Secondary School Reports: Tips from the Counselors

Counselors share their most valuable advice on how to handle the stress of the SSR process

Anushka De, News Editor

In August, as the new school year rolls around, the rising senior class is confronted with a barrage of deadlines, one for each college application. 

Students must face a barrage of deadlines before the barrage of deadlines — asking teachers for letters of recommendation, having to complete registration for standardized tests and filling out the multitude of Secondary School Reports (SSR’s) forms. This collection of forms must be submitted to each student’s assigned counselor or administrator a minimum of a month before each application deadline. 

An SSR form serves to provide counselors and administrators with a deeper insight into a student’s high school career, making it easier for them to write a more personal letter of recommendation for that student. An SSR can be purchased on the student store and includes a teacher input form, an optional parent questionnaire, an SSR request form and a senior questionnaire, along with the student’s transcript, mid-year report and evaluation. The MVHS registrar sends the entire SSR to the respective school on behalf of the student.

Anushka De
All SSR forms are available on Naviance
Anushka De
All SSR forms are available on Naviance

Guidance counselor Monique Balentine, who is in charge of students with last names A-Gou, explains that one thing that she advises all students to do is to ask for help. 

“Just ask questions,” Balentine said. “We usually do an SSR brown bag lunch at the end of junior year. We definitely do [a brown bag lunch] senior year at the beginning. And then we have Q&A sessions and a follow up SSR presentation.” 

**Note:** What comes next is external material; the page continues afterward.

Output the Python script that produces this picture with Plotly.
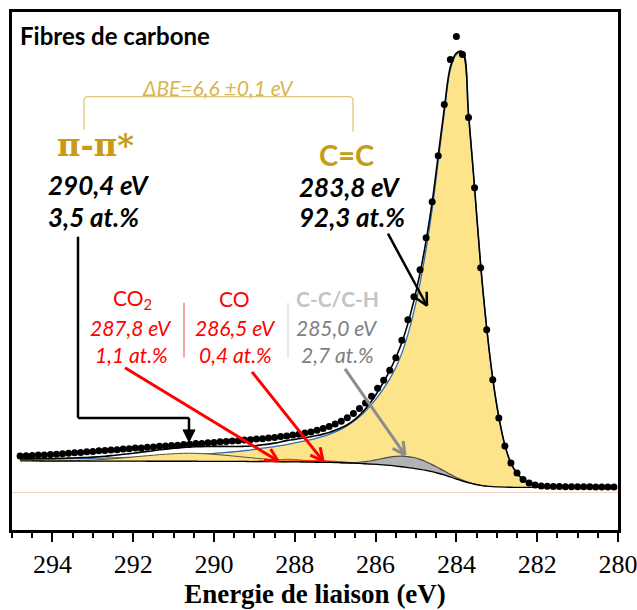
import numpy as np
import plotly.graph_objects as go

# ---------------- data ----------------
energy = [294.80, 294.65, 294.50, 294.35, 294.20, 294.05, 293.90, 293.75, 293.60, 293.45,
          293.30, 293.15, 293.00, 292.85, 292.70, 292.55, 292.40, 292.25, 292.10, 291.95,
          291.80, 291.65, 291.50, 291.35, 291.20, 291.05, 290.90, 290.75, 290.60, 290.45,
          290.30, 290.15, 290.00, 289.85, 289.70, 289.55, 289.40, 289.25, 289.10, 288.95,
          288.80, 288.65, 288.50, 288.35, 288.20, 288.05, 287.90, 287.75, 287.60, 287.45,
          287.30, 287.15, 287.00, 286.85, 286.70, 286.55, 286.40, 286.25, 286.10, 285.95,
          285.80, 285.65, 285.50, 285.35, 285.20, 285.05, 284.90, 284.75, 284.60, 284.45,
          284.30, 284.15, 284.00, 283.85, 283.70, 283.55, 283.40, 283.25, 283.10, 282.95,
          282.80, 282.65, 282.50, 282.35, 282.20, 282.05, 281.90, 281.75, 281.60, 281.45,
          281.30, 281.15, 281.00, 280.85, 280.70, 280.55, 280.40, 280.25, 280.10]

measured = [37.0, 37.3, 37.4, 37.9, 38.0, 38.5, 38.7, 39.3, 39.6, 40.2,
            40.5, 41.1, 41.4, 42.1, 42.3, 43.0, 43.2, 43.9, 44.1, 44.8,
            45.0, 45.7, 45.9, 46.6, 46.8, 47.5, 47.7, 48.4, 48.6, 49.3,
            49.5, 50.2, 50.4, 51.1, 51.3, 52.0, 52.2, 52.9, 53.1, 53.8,
            54.2, 55.0, 55.4, 56.3, 56.9, 57.9, 58.6, 59.9, 61.0, 62.7,
            64.3, 66.4, 68.8, 71.7, 75.2, 79.4, 84.3, 90.0, 96.7, 104.5,
            112.7, 122.5, 135.2, 152.5, 173.0, 196.0, 223.0, 255.0, 291.0, 337.0,
            388.0, 433.0, 456.0, 438.0, 375.0, 305.0, 225.0, 163.0, 113.0, 75.0,
            47.0, 30.0, 20.0, 13.5, 10.0, 8.0, 7.0, 6.7, 6.5, 6.4,
            6.3, 6.2, 6.2, 6.1, 6.1, 6.0, 6.0, 6.0, 6.0]

background = [32.0, 32.0, 32.0, 32.0, 31.9, 31.9, 31.9, 31.9, 31.9, 31.9,
              31.9, 31.8, 31.8, 31.8, 31.8, 31.8, 31.8, 31.8, 31.8, 31.8,
              31.8, 31.7, 31.7, 31.7, 31.7, 31.7, 31.7, 31.7, 31.7, 31.7,
              31.6, 31.6, 31.6, 31.6, 31.6, 31.5, 31.5, 31.5, 31.4, 31.4,
              31.4, 31.3, 31.3, 31.2, 31.2, 31.1, 31.0, 30.9, 30.8, 30.7,
              30.6, 30.5, 30.4, 30.2, 30.0, 29.8, 29.5, 29.2, 28.9, 28.5,
              28.0, 27.5, 26.9, 26.2, 25.4, 24.6, 23.6, 22.5, 21.2, 19.7,
              18.0, 16.0, 13.9, 11.9, 10.2, 8.7, 7.6, 6.8, 6.3, 6.0,
              5.8, 5.7, 5.6, 5.5, 5.5, 5.5, 5.5, 5.5, 5.5, 5.5,
              5.5, 5.5, 5.5, 5.5, 5.5, 5.5, 5.5, 5.5, 5.5]

# C=C component (height above background)
comp_cc = [2.0, 2.0, 2.1, 2.1, 2.2, 2.3, 2.3, 2.4, 2.5, 2.6,
           2.7, 2.8, 2.9, 3.0, 3.1, 3.3, 3.4, 3.6, 3.7, 3.9,
           4.1, 4.3, 4.5, 4.8, 5.0, 5.3, 5.6, 5.9, 6.2, 6.6,
           7.0, 7.4, 7.9, 8.4, 8.9, 9.4, 10.0, 10.7, 11.5, 12.4,
           13.3, 14.2, 15.1, 16.1, 17.2, 18.4, 19.7, 21.1, 22.6, 24.2,
           26.0, 28.1, 30.6, 33.6, 37.2, 41.5, 46.6, 52.6, 59.6, 67.5,
           76.5, 86.5, 98.5, 113.5, 133.0, 157.0, 186.0, 221.0, 262.0, 312.0,
           362.0, 407.0, 424.0, 428.0, 368.0, 296.0, 220.0, 158.0, 108.0, 70.0,
           42.0, 24.0, 14.0, 8.0, 4.5, 2.5, 1.5, 1.0, 0.7, 0.5,
           0.4, 0.3, 0.3, 0.2, 0.2, 0.2, 0.1, 0.1, 0.1]

# pi-pi* satellite
comp_pp = [0.0, 0.0, 0.0, 0.1, 0.1, 0.1, 0.2, 0.3, 0.4, 0.5,
           0.7, 0.9, 1.1, 1.4, 1.8, 2.2, 2.7, 3.2, 3.7, 4.3,
           4.9, 5.5, 6.0, 6.6, 7.0, 7.4, 7.7, 7.9, 8.0, 7.9,
           7.7, 7.4, 7.0, 6.5, 6.0, 5.5, 4.9, 4.3, 3.8, 3.2,
           2.7, 2.2, 1.8, 1.5, 1.2, 0.9, 0.7, 0.5, 0.4, 0.3,
           0.2, 0.2, 0.1, 0.1, 0.1, 0.0, 0.0, 0.0, 0.0, 0.0,
           0.0, 0.0, 0.0, 0.0, 0.0, 0.0, 0.0, 0.0, 0.0, 0.0,
           0.0, 0.0, 0.0, 0.0, 0.0, 0.0, 0.0, 0.0, 0.0, 0.0,
           0.0, 0.0, 0.0, 0.0, 0.0, 0.0, 0.0, 0.0, 0.0, 0.0,
           0.0, 0.0, 0.0, 0.0, 0.0, 0.0, 0.0, 0.0, 0.0]

# CO2 component
comp_co2 = [0.0] * 37 + [0.1, 0.2, 0.4,
            0.7, 1.1, 1.6, 2.1, 2.5, 2.4, 2.1, 1.7, 1.2, 0.8,
            0.5, 0.3, 0.2, 0.1] + [0.0] * 45

# CO component
comp_co = [0.0] * 43 + [0.1, 0.2, 0.4, 0.6, 0.9, 1.2, 1.4,
           1.5, 1.4, 1.2, 0.9, 0.6, 0.4, 0.2, 0.1] + [0.0] * 41

# C-C / C-H component
comp_cch = [0.0] * 52 + [0.1, 0.15, 0.3, 0.6, 1.2, 2.1, 3.3, 4.9,
            6.6, 8.3, 9.7, 10.6, 11.0, 10.8, 10.0, 8.7, 7.1, 5.4,
            3.9, 2.6, 1.6, 0.9, 0.5, 0.25, 0.1] + [0.0] * 22

tick_vals = [294, 292, 290, 288, 286, 284, 282, 280]
tick_text = ["294", "292", "290", "288", "286", "284", "282", "280"]

# ---------------- figure ----------------
E = np.array(energy)
bg = np.array(background)
envelope = bg + np.array(comp_cc) + np.array(comp_pp) + np.array(comp_co2) \
    + np.array(comp_co) + np.array(comp_cch)

fig = go.Figure()


def add_component(comp, fillcolor, linecolor, linewidth):
    c = np.array(comp)
    idx = np.nonzero(c > 0)[0]
    lo = max(idx[0] - 1, 0)
    hi = min(idx[-1] + 2, len(c))
    x = E[lo:hi]
    base = bg[lo:hi]
    top = base + c[lo:hi]
    fig.add_trace(go.Scatter(x=x, y=base, mode="lines",
                             line=dict(width=0, shape="spline"),
                             hoverinfo="skip", showlegend=False))
    fig.add_trace(go.Scatter(x=x, y=top, mode="lines", fill="tonexty",
                             fillcolor=fillcolor,
                             line=dict(color=linecolor, width=linewidth, shape="spline"),
                             showlegend=False))


YELLOW = "#FDE48B"
add_component(comp_cc, YELLOW, "#2E6DB4", 1.3)
add_component(comp_pp, YELLOW, "#5A5030", 1.0)
add_component(comp_co2, "rgba(240,140,20,0.9)", "#D05000", 1.0)
add_component(comp_co, "rgba(255,40,0,0.7)", "#FF2000", 1.2)
add_component(comp_cch, "#B3B3B3", "#4A4A4A", 1.2)

fig.add_trace(go.Scatter(x=E, y=bg, mode="lines",
                         line=dict(color="black", width=1.3, shape="spline"),
                         showlegend=False))
fig.add_trace(go.Scatter(x=E, y=envelope, mode="lines",
                         line=dict(color="black", width=1.6, shape="spline"),
                         showlegend=False))
fig.add_trace(go.Scatter(x=E, y=measured, mode="markers",
                         marker=dict(color="black", size=7),
                         showlegend=False))

# ---------------- annotation helpers (pixel -> data positions) ----------------
PX0, PXE = 12.0, 40.4   # left edge pixel, pixels per eV
Y0PX = 493.0            # pixel row of zero intensity


def X(xp):
    return 295.0 - (xp - PX0) / PXE


def Y(yp):
    return Y0PX - yp


def text(xp, yp, s, size, color, family="Lato", bold=False, italic=False, xanchor="center"):
    fig.add_annotation(x=X(xp), y=Y(yp), xref="x", yref="y", text=s, showarrow=False,
                       xanchor=xanchor, yanchor="middle",
                       font=dict(family=family, size=size, color=color,
                                 weight="bold" if bold else "normal",
                                 style="italic" if italic else "normal"))


def seg(x0, y0, x1, y1, color, width):
    fig.add_shape(type="line", xref="x", yref="y", x0=X(x0), y0=Y(y0), x1=X(x1), y1=Y(y1),
                  line=dict(color=color, width=width))


def arrow(x0, y0, x1, y1, color, width, head=14, ang=27):
    seg(x0, y0, x1, y1, color, width)
    th = np.arctan2(y1 - y0, x1 - x0)
    for s in (-1, 1):
        a = th + np.pi + s * np.radians(ang)
        seg(x1, y1, x1 + head * np.cos(a), y1 + head * np.sin(a), color, width)


GOLD = "#C79C14"
LGOLD = "#D8B64E"
RED = "#FF0000"

text(18, 36, "Fibres de carbone", 24, "black", bold=True, xanchor="left")
text(218, 88, "ΔBE=6,6 ±0,1 eV", 21, LGOLD, italic=True)
fig.add_shape(type="path", xref="x", yref="y",
              path=(f"M {X(84)},{Y(130)} L {X(84)},{Y(101)} Q {X(84)},{Y(97)} {X(88)},{Y(97)} "
                    f"L {X(349)},{Y(97)} Q {X(353)},{Y(97)} {X(353)},{Y(101)} L {X(353)},{Y(132)}"),
              line=dict(color="#E2C77A", width=1.3))

text(95, 145, "π-π*", 32, GOLD, family="DejaVu Serif", bold=True)
text(46, 185, "290,4 eV", 26, "black", bold=True, italic=True, xanchor="left")
text(46, 217, "3,5 at.%", 26, "black", bold=True, italic=True, xanchor="left")

text(346, 155, "C=C", 29, GOLD, bold=True)
text(297, 187, "283,8 eV", 26, "black", bold=True, italic=True, xanchor="left")
text(297, 217, "92,3 at.%", 26, "black", bold=True, italic=True, xanchor="left")

text(132, 299, "CO<sub>2</sub>", 21, RED)
text(131, 328, "287,8 eV", 21, RED, italic=True)
text(131, 355, "1,1 at.%", 21, RED, italic=True)
text(234, 299, "CO", 21, RED)
text(235, 328, "286,5 eV", 21, RED, italic=True)
text(235, 355, "0,4 at.%", 21, RED, italic=True)
text(337, 299, "C-C/C-H", 21, "#C4C4C4", bold=True)
text(337, 328, "285,0 eV", 21, "#808080", italic=True)
text(337, 355, "2,7 at.%", 21, "#808080", italic=True)
seg(184, 303, 184, 358, "#F26B6B", 1.2)
seg(288, 303, 288, 358, "#D9D9D9", 1.2)

# elbow arrow to the pi-pi* satellite
seg(78, 237, 78, 418, "black", 2.5)
seg(78, 418, 189, 418, "black", 2.5)
seg(189, 418, 189, 431, "black", 2.5)
fig.add_shape(type="path", xref="x", yref="y",
              path=f"M {X(183)},{Y(430)} L {X(195)},{Y(430)} L {X(189)},{Y(442)} Z",
              fillcolor="black", line=dict(color="black", width=1))

arrow(388, 234, 427, 306, "black", 2.5)
arrow(125, 368, 278, 461, RED, 3)
arrow(252, 372, 323, 461, RED, 3)
arrow(345, 369, 405, 455, "#8C8C8C", 3)

fig.update_layout(
    width=637, height=610,
    margin=dict(l=12, r=19, t=12, b=80, autoexpand=False),
    paper_bgcolor="white", plot_bgcolor="white",
    showlegend=False,
    xaxis=dict(range=[295, 280], tickmode="array", tickvals=tick_vals, ticktext=tick_text,
               automargin=False,
               ticks="outside", ticklen=9, tickwidth=2, tickcolor="black",
               ticklabeloverflow="allow",
               minor=dict(dtick=0.5, tick0=280, ticks="outside", ticklen=5,
                          tickwidth=2, tickcolor="black"),
               showline=True, linewidth=3, linecolor="black", mirror=True,
               showgrid=False, zeroline=False,
               tickfont=dict(family="Liberation Serif", size=26, color="black"),
               title=dict(text="Energie de liaison (eV)", standoff=4,
                          font=dict(family="Liberation Serif", size=27, color="black",
                                    weight="bold"))),
    yaxis=dict(range=[-37, 480.5], showticklabels=False, ticks="", automargin=False,
               showline=True, linewidth=3, linecolor="black", mirror=True,
               showgrid=False, zeroline=True, zerolinecolor="#F6D3C4", zerolinewidth=1),
)

fig.write_html("out.html", config={"displayModeBar": False},
               post_script="document.body.style.margin='0px';")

Along with asking questions, both Balentine and guidance counselor with last names She-Z, Clay Stiver, state that staying organized is a crucial part of the SSR process and the overall college applications procedure. 

“I would say talk to your teachers early,” Stiver said. “Like in the second semester of junior year. That way, at least you know ahead of time if [something doesn’t] work out, you can have backup options when it comes to your senior year.”

Balentine also recommends starting in junior year. She advises students to always be aware of early deadlines and manage their time correctly in order to meet them.

“In the summer of junior year, decide if you’re going to apply early or not,” Balentine said. “That is because this year, schools started on November 19, and the first deadline was Sept. 5. So making that decision over the summer is really helpful because you come into school with the mindset of, ‘Okay, I need to get this done.’”

Guidance counselor Syliva Lam,  who is in charge of students with last names M-Sha, also stresses the importance of using the resources provided by the school. Balentine agrees with this advice, mentioning the multitude of the SSR resources available in Naviance. 

“We have [a] presentation in Naviance, it has all the screenshots to everything that you could ever need, so it really is a step by step of how to do the process,” Balentine said.

Overall, the counselors explain that despite the fact that SSR’s can be a stressful undertaking, it is important to look at them as what they are — a means to allow a college to receive the most accurate representation of a student as possible. Lam encourages students to try to overcome the stress by using friends as support.

“[Students are] all very smart, articulate and bright, and I’ve been doing this job for so long that I know that wherever you guys end up, whichever pathway you take, you guys are all going to have a great future,” Lam said. “So just really try to lean on each other throughout the process. And find some fun in it.”